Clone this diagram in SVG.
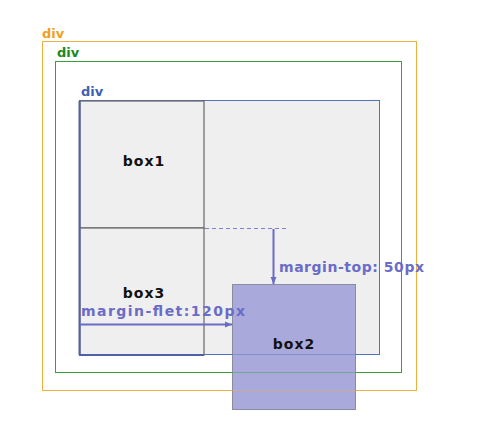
<svg xmlns="http://www.w3.org/2000/svg" width="478" height="439" viewBox="0 0 478 439">
<style>
.lbl{font-family:"DejaVu Sans","Liberation Sans",sans-serif;font-weight:bold;font-size:13px}
.box{font-family:"DejaVu Sans","Liberation Sans",sans-serif;font-weight:bold;font-size:14px;fill:#111;text-anchor:middle;letter-spacing:1px}
.ann{font-family:"DejaVu Sans","Liberation Sans",sans-serif;font-weight:bold;font-size:14px;fill:#6b6bc8}
</style>
<defs>
<marker id="ah" markerWidth="8" markerHeight="8" refX="7" refY="4" orient="auto" markerUnits="userSpaceOnUse">
<path d="M0,1 L7,4 L0,7 Z" fill="#6b6bc8"/>
</marker>
</defs>
<rect width="478" height="439" fill="#fff"/>
<g id="div-orange">
<text class="lbl" x="42" y="38" fill="#f0a020">div</text>
<rect x="42.5" y="41.5" width="374" height="349" fill="none" stroke="#f0b040" stroke-width="1"/>
</g>
<g id="div-green">
<text class="lbl" x="57" y="57" fill="#1a8a1a">div</text>
<rect x="55.5" y="61.5" width="346" height="311" fill="none" stroke="#3aa03a" stroke-width="1"/>
</g>
<g id="div-blue">
<text class="lbl" x="81" y="96" fill="#3f60b0">div</text>
<rect x="79.5" y="100.5" width="300" height="254" fill="#efefef" stroke="#5070c0" stroke-width="1"/>
</g>
<g id="box1">
<rect x="80" y="101" width="124" height="127" fill="#efefef" stroke="#666" stroke-width="1.2"/>
<text class="box" x="144" y="166">box1</text>
</g>
<g id="box3">
<rect x="80" y="228" width="124" height="127" fill="#efefef" stroke="#666" stroke-width="1.2"/>
<text class="box" x="144" y="298">box3</text>
</g>
<line x1="79.5" y1="101" x2="79.5" y2="355" stroke="#5060a8" stroke-width="2"/>
<line x1="79" y1="355" x2="204" y2="355" stroke="#5060a8" stroke-width="2"/>
<g id="box2">
<rect x="232.5" y="284.5" width="123" height="125" fill="#a9a9dc" stroke="#8a8aa0" stroke-width="1"/>
<text class="box" x="294" y="349">box2</text>
</g>
<g id="through" opacity="0.45">
<line x1="232" y1="354.5" x2="356" y2="354.5" stroke="#5070c0"/>
<line x1="232" y1="372.5" x2="356" y2="372.5" stroke="#3aa03a"/>
<line x1="232" y1="390.5" x2="356" y2="390.5" stroke="#f0b040"/>
</g>
<g id="connectors">
<line x1="205" y1="228.5" x2="287" y2="228.5" stroke="#8080d0" stroke-width="1" stroke-dasharray="4,3"/>
<line x1="273.5" y1="229" x2="273.5" y2="284" stroke="#6b6bc8" stroke-width="2" marker-end="url(#ah)"/>
<line x1="80" y1="324.5" x2="232" y2="324.5" stroke="#6b6bc8" stroke-width="2" marker-end="url(#ah)"/>
</g>
<text class="ann" x="279" y="272" textLength="145" lengthAdjust="spacing">margin-top: 50px</text>
<text class="ann" x="81" y="316" textLength="164" lengthAdjust="spacing">margin-flet:120px</text>
</svg>
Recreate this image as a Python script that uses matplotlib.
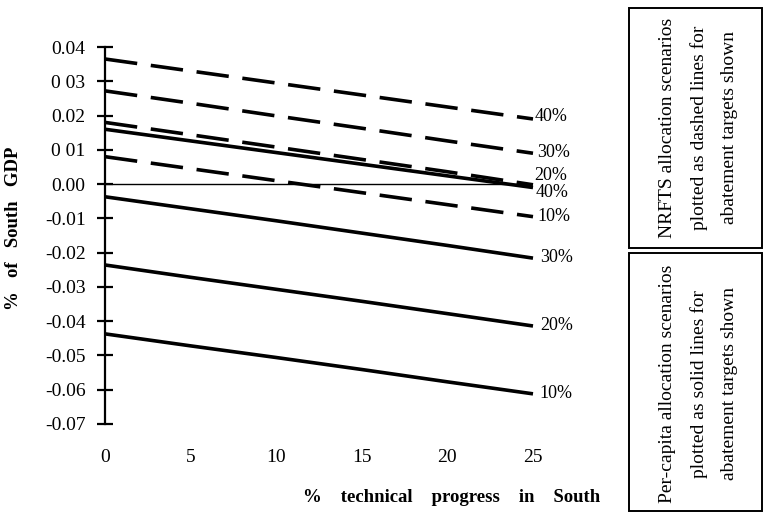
import matplotlib
matplotlib.use('Agg')
import matplotlib.pyplot as plt
from matplotlib.patches import Rectangle

plt.rcParams['font.family'] = ['Liberation Serif', 'DejaVu Serif']

# % technical progress in South
progress = [0, 5, 10, 15, 20, 25]

# per-capita allocation (solid lines), % of South GDP
percap_10 = [-0.0437, -0.0472, -0.0506, -0.0541, -0.0577, -0.0612]
percap_20 = [-0.0236, -0.0272, -0.0307, -0.0342, -0.0378, -0.0414]
percap_30 = [-0.0037, -0.0072, -0.0107, -0.0143, -0.0179, -0.0216]
percap_40 = [0.0160, 0.0126, 0.0092, 0.0058, 0.0024, -0.0010]

# NRFTS allocation (dashed lines)
nrfts_10 = [0.0080, 0.0045, 0.0010, -0.0025, -0.0060, -0.0095]
nrfts_20 = [0.0180, 0.0144, 0.0108, 0.0072, 0.0036, -0.0002]
nrfts_30 = [0.0272, 0.0236, 0.0199, 0.0163, 0.0126, 0.0090]
nrfts_40 = [0.0365, 0.0330, 0.0295, 0.0260, 0.0225, 0.0190]

yticks = [0.04, 0.03, 0.02, 0.01, 0.00, -0.01, -0.02, -0.03, -0.04, -0.05, -0.06, -0.07]
ytick_labels = ['0.04', '0 03', '0.02', '0 01', '0.00', '-0.01', '-0.02', '-0.03',
                '-0.04', '-0.05', '-0.06', '-0.07']

W, H = 763, 513
fig = plt.figure(figsize=(W / 100, H / 100), dpi=100)
ax = fig.add_axes([105 / W, 1 - 424 / H, (533 - 105) / W, (424 - 47) / H])

ax.set_xlim(0, 25)
ax.set_ylim(-0.07, 0.04)

ax.axhline(0, color='black', lw=1.0)

solid = dict(color='black', lw=2.6, solid_capstyle='butt', clip_on=False)
dashed = dict(color='black', lw=2.6, dashes=(9, 3.8), dash_capstyle='butt', clip_on=False)

for ys in (percap_10, percap_20, percap_30, percap_40):
    ax.plot(progress, ys, **solid)
for ys in (nrfts_10, nrfts_20, nrfts_30, nrfts_40):
    ax.plot(progress, ys, **dashed)

# end-of-line labels
lab = dict(fontsize=13, va='center', ha='left', clip_on=False)
ax.text(25.1, nrfts_40[-1] + 0.0008, '40%', **lab)
ax.text(25.25, nrfts_30[-1] + 0.0001, '30%', **lab)
ax.text(25.05, 0.0025, '20%', **lab)
ax.text(25.15, -0.0025, '40%', **lab)
ax.text(25.25, nrfts_10[-1] - 0.0001, '10%', **lab)
ax.text(25.4, percap_30[-1] + 0.0003, '30%', **lab)
ax.text(25.4, percap_20[-1], '20%', **lab)
ax.text(25.4, percap_10[-1], '10%', **lab)

for s in ('top', 'right', 'bottom'):
    ax.spines[s].set_visible(False)
ax.spines['left'].set_linewidth(1.6)

ax.set_yticks(yticks)
ax.set_yticklabels(ytick_labels)
ax.set_xticks(progress)
ax.set_xticklabels([str(p) for p in progress])
ax.tick_params(axis='y', direction='inout', length=12, width=1.6, labelsize=14, pad=8)
ax.tick_params(axis='x', length=0, labelsize=14, pad=18)

# axis titles
fig.text(600 / W, 1 - 497 / H, '%    technical    progress    in    South', fontsize=13.5,
         fontweight='bold', ha='right', va='center')
fig.text(14 / W, 1 - 228 / H, '%   of   South   GDP', fontsize=13.5, fontweight='bold',
         rotation=90, ha='center', va='center')

# explanatory boxes on the right
fig.patches.append(Rectangle((629 / W, 1 - 248 / H), 133 / W, 240 / H, transform=fig.transFigure,
                             fill=False, ec='black', lw=1.4))
fig.patches.append(Rectangle((629 / W, 1 - 511 / H), 133 / W, 258 / H, transform=fig.transFigure,
                             fill=False, ec='black', lw=1.4))

box_lines = [
    (128, ['NRFTS allocation scenarios', 'plotted as dashed lines for', 'abatement targets shown']),
    (384, ['Per-capita allocation scenarios', 'plotted as solid lines for', 'abatement targets shown']),
]
for yc, lines in box_lines:
    for xc, txt in zip((667, 699, 730), lines):
        fig.text(xc / W, 1 - yc / H, txt, rotation=90, fontsize=14,
                 ha='center', va='center')

fig.savefig('out.png', dpi=100)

:::::

What this task involves - Write every entry out again exactly, dropping the pictures.

Written response -
Clone this diagram in SVG.
<svg xmlns="http://www.w3.org/2000/svg" width="478" height="439" viewBox="0 0 478 439">
<style>
.lbl{font-family:"DejaVu Sans","Liberation Sans",sans-serif;font-weight:bold;font-size:13px}
.box{font-family:"DejaVu Sans","Liberation Sans",sans-serif;font-weight:bold;font-size:14px;fill:#111;text-anchor:middle;letter-spacing:1px}
.ann{font-family:"DejaVu Sans","Liberation Sans",sans-serif;font-weight:bold;font-size:14px;fill:#6b6bc8}
</style>
<defs>
<marker id="ah" markerWidth="8" markerHeight="8" refX="7" refY="4" orient="auto" markerUnits="userSpaceOnUse">
<path d="M0,1 L7,4 L0,7 Z" fill="#6b6bc8"/>
</marker>
</defs>
<rect width="478" height="439" fill="#fff"/>
<g id="div-orange">
<text class="lbl" x="42" y="38" fill="#f0a020">div</text>
<rect x="42.5" y="41.5" width="374" height="349" fill="none" stroke="#f0b040" stroke-width="1"/>
</g>
<g id="div-green">
<text class="lbl" x="57" y="57" fill="#1a8a1a">div</text>
<rect x="55.5" y="61.5" width="346" height="311" fill="none" stroke="#3aa03a" stroke-width="1"/>
</g>
<g id="div-blue">
<text class="lbl" x="81" y="96" fill="#3f60b0">div</text>
<rect x="79.5" y="100.5" width="300" height="254" fill="#efefef" stroke="#5070c0" stroke-width="1"/>
</g>
<g id="box1">
<rect x="80" y="101" width="124" height="127" fill="#efefef" stroke="#666" stroke-width="1.2"/>
<text class="box" x="144" y="166">box1</text>
</g>
<g id="box3">
<rect x="80" y="228" width="124" height="127" fill="#efefef" stroke="#666" stroke-width="1.2"/>
<text class="box" x="144" y="298">box3</text>
</g>
<line x1="79.5" y1="101" x2="79.5" y2="355" stroke="#5060a8" stroke-width="2"/>
<line x1="79" y1="355" x2="204" y2="355" stroke="#5060a8" stroke-width="2"/>
<g id="box2">
<rect x="232.5" y="284.5" width="123" height="125" fill="#a9a9dc" stroke="#8a8aa0" stroke-width="1"/>
<text class="box" x="294" y="349">box2</text>
</g>
<g id="through" opacity="0.45">
<line x1="232" y1="354.5" x2="356" y2="354.5" stroke="#5070c0"/>
<line x1="232" y1="372.5" x2="356" y2="372.5" stroke="#3aa03a"/>
<line x1="232" y1="390.5" x2="356" y2="390.5" stroke="#f0b040"/>
</g>
<g id="connectors">
<line x1="205" y1="228.5" x2="287" y2="228.5" stroke="#8080d0" stroke-width="1" stroke-dasharray="4,3"/>
<line x1="273.5" y1="229" x2="273.5" y2="284" stroke="#6b6bc8" stroke-width="2" marker-end="url(#ah)"/>
<line x1="80" y1="324.5" x2="232" y2="324.5" stroke="#6b6bc8" stroke-width="2" marker-end="url(#ah)"/>
</g>
<text class="ann" x="279" y="272" textLength="145" lengthAdjust="spacing">margin-top: 50px</text>
<text class="ann" x="81" y="316" textLength="164" lengthAdjust="spacing">margin-flet:120px</text>
</svg>
Recreate this image as a Python script that uses matplotlib.
import matplotlib
matplotlib.use('Agg')
import matplotlib.pyplot as plt
from matplotlib.patches import Rectangle

plt.rcParams['font.family'] = ['Liberation Serif', 'DejaVu Serif']

# % technical progress in South
progress = [0, 5, 10, 15, 20, 25]

# per-capita allocation (solid lines), % of South GDP
percap_10 = [-0.0437, -0.0472, -0.0506, -0.0541, -0.0577, -0.0612]
percap_20 = [-0.0236, -0.0272, -0.0307, -0.0342, -0.0378, -0.0414]
percap_30 = [-0.0037, -0.0072, -0.0107, -0.0143, -0.0179, -0.0216]
percap_40 = [0.0160, 0.0126, 0.0092, 0.0058, 0.0024, -0.0010]

# NRFTS allocation (dashed lines)
nrfts_10 = [0.0080, 0.0045, 0.0010, -0.0025, -0.0060, -0.0095]
nrfts_20 = [0.0180, 0.0144, 0.0108, 0.0072, 0.0036, -0.0002]
nrfts_30 = [0.0272, 0.0236, 0.0199, 0.0163, 0.0126, 0.0090]
nrfts_40 = [0.0365, 0.0330, 0.0295, 0.0260, 0.0225, 0.0190]

yticks = [0.04, 0.03, 0.02, 0.01, 0.00, -0.01, -0.02, -0.03, -0.04, -0.05, -0.06, -0.07]
ytick_labels = ['0.04', '0 03', '0.02', '0 01', '0.00', '-0.01', '-0.02', '-0.03',
                '-0.04', '-0.05', '-0.06', '-0.07']

W, H = 763, 513
fig = plt.figure(figsize=(W / 100, H / 100), dpi=100)
ax = fig.add_axes([105 / W, 1 - 424 / H, (533 - 105) / W, (424 - 47) / H])

ax.set_xlim(0, 25)
ax.set_ylim(-0.07, 0.04)

ax.axhline(0, color='black', lw=1.0)

solid = dict(color='black', lw=2.6, solid_capstyle='butt', clip_on=False)
dashed = dict(color='black', lw=2.6, dashes=(9, 3.8), dash_capstyle='butt', clip_on=False)

for ys in (percap_10, percap_20, percap_30, percap_40):
    ax.plot(progress, ys, **solid)
for ys in (nrfts_10, nrfts_20, nrfts_30, nrfts_40):
    ax.plot(progress, ys, **dashed)

# end-of-line labels
lab = dict(fontsize=13, va='center', ha='left', clip_on=False)
ax.text(25.1, nrfts_40[-1] + 0.0008, '40%', **lab)
ax.text(25.25, nrfts_30[-1] + 0.0001, '30%', **lab)
ax.text(25.05, 0.0025, '20%', **lab)
ax.text(25.15, -0.0025, '40%', **lab)
ax.text(25.25, nrfts_10[-1] - 0.0001, '10%', **lab)
ax.text(25.4, percap_30[-1] + 0.0003, '30%', **lab)
ax.text(25.4, percap_20[-1], '20%', **lab)
ax.text(25.4, percap_10[-1], '10%', **lab)

for s in ('top', 'right', 'bottom'):
    ax.spines[s].set_visible(False)
ax.spines['left'].set_linewidth(1.6)

ax.set_yticks(yticks)
ax.set_yticklabels(ytick_labels)
ax.set_xticks(progress)
ax.set_xticklabels([str(p) for p in progress])
ax.tick_params(axis='y', direction='inout', length=12, width=1.6, labelsize=14, pad=8)
ax.tick_params(axis='x', length=0, labelsize=14, pad=18)

# axis titles
fig.text(600 / W, 1 - 497 / H, '%    technical    progress    in    South', fontsize=13.5,
         fontweight='bold', ha='right', va='center')
fig.text(14 / W, 1 - 228 / H, '%   of   South   GDP', fontsize=13.5, fontweight='bold',
         rotation=90, ha='center', va='center')

# explanatory boxes on the right
fig.patches.append(Rectangle((629 / W, 1 - 248 / H), 133 / W, 240 / H, transform=fig.transFigure,
                             fill=False, ec='black', lw=1.4))
fig.patches.append(Rectangle((629 / W, 1 - 511 / H), 133 / W, 258 / H, transform=fig.transFigure,
                             fill=False, ec='black', lw=1.4))

box_lines = [
    (128, ['NRFTS allocation scenarios', 'plotted as dashed lines for', 'abatement targets shown']),
    (384, ['Per-capita allocation scenarios', 'plotted as solid lines for', 'abatement targets shown']),
]
for yc, lines in box_lines:
    for xc, txt in zip((667, 699, 730), lines):
        fig.text(xc / W, 1 - yc / H, txt, rotation=90, fontsize=14,
                 ha='center', va='center')

fig.savefig('out.png', dpi=100)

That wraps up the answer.